Contratto scuola: il codice etico? Se non è interiorizzato non è efficace

Si riparla, anche in relazione ai confronti in atto in sede Aran per il rinnovo del contratto scuola, di un codice etico, o deontologico, che dovrebbe essere adottato dagli insegnanti. Finora le varie proposte, ripetutamente avanzate nel tempo, sono finite nel nulla per la difficoltà di connettere la dimensione morale nella quale si colloca per definizione un codice di questo tipo con quella giuridica e giurisdizionale.  

 

Un tentativo di superare tale difficoltà lo compie Mario Rusconi, presidente dell’ANP del Lazio, che parla di un “documento” che delinei “i parametri organizzativi della governance” e “le direttrici etico-professionali” che dovrebbero essere seguite nella scuola insieme all’adozione di un “trasparente sistema di valutazione del contesto scolastico”. Un principio corretto, vicino a quanto si fa anche in altri contesti (ad esempio le grandi imprese), ma forse un modo comunque complesso e faticoso, ci sembra, per far discendere nel mondo della scuola effetti procedurali (cioè giuridici) dal mancato rispetto di una norma morale.

 

Entro i limiti di obbligazioni di carattere esclusivamente etico si mantiene Alessandra Cenerini, presidente di ADi, l’associazione bolognese che già quindici anni fa (era ministro Letizia Moratti) contribuì alla stesura di un codice deontologico, ispirato a modelli internazionali basati su standard professionali che gli insegnanti si impegnano a rispettare (ma che richiederebbero un organo di autogoverno, come nelle professioni libere).

 

Nettamente contrario all’adozione formale di un codice etico si dichiara invece Francesco Sinopoli, segretario generale della Flc Cgil perché “si interviene dall’alto nel punto più delicato della didattica che lega ogni docente ai suoi studenti: il rapporto umano e professionale che richiede la fiducia, la credibilità e la responsabilità. Nessuno può dire come dev’essere, quali limiti debba avere, con quale vocabolario e con quale sintassi si debba parlare. Esiste già un’etica, una deontologia, che derivano dalla prassi quotidiana dell’insegnamento.

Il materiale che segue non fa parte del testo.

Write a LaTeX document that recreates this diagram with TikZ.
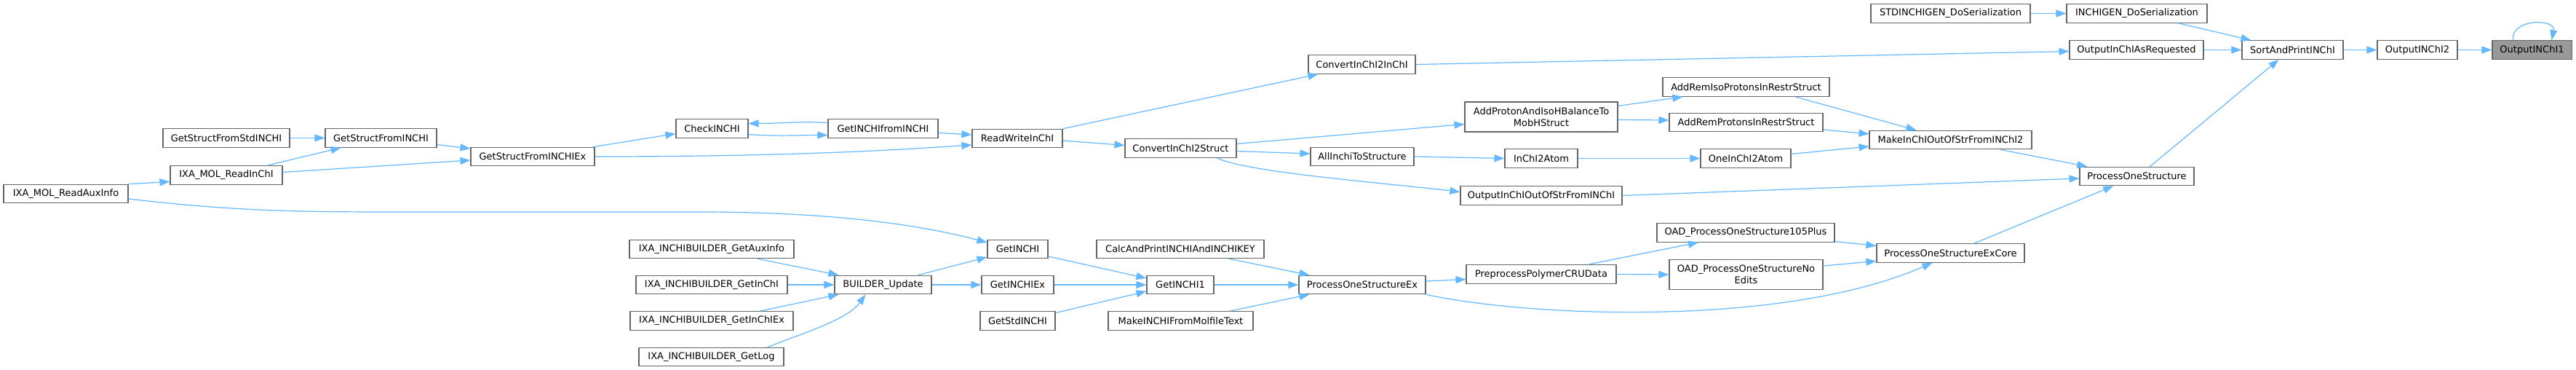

Poi, se emergono casi estremi, ci  pensa il Codice penale”.

 

Sembra pensarla così anche il ministro della Giustizia, Andrea Orlando, che esprime “perplessità sotto il profilo costituzionale” sulla possibilità di licenziare i professori accusati di molestie, “almeno in assenza di una condanna di primo grado”. Sostanzialmente contraria anche la segretaria della Cisl Scuola Maddalena Gissi, che fa presente che “centinaia di migliaia di insegnanti ogni giorno svolgono con competenza, serietà, generosità e passione il proprio lavoro: sono loro per primi a non tollerare comportamenti incompatibili con il compito di istruire ed educare le giovani generazioni”. Poi aggiunge che “per atti che comunque rappresentano rare eccezioni non ci può essere tolleranza né indulgenza”. Licenziamento dunque, ma in presenza di evidenze incontestabili, perché, rileva, “non sono mancati purtroppo casi di linciaggio mediatico rivelatisi poi privi di alcun fondamento”. 

 

Insomma, serve l’etica, non un codice etico che, almeno in Italia, dove non si è mai sviluppato un forte associazionismo professionale, avrebbe la stessa consistenza di un ircocervo.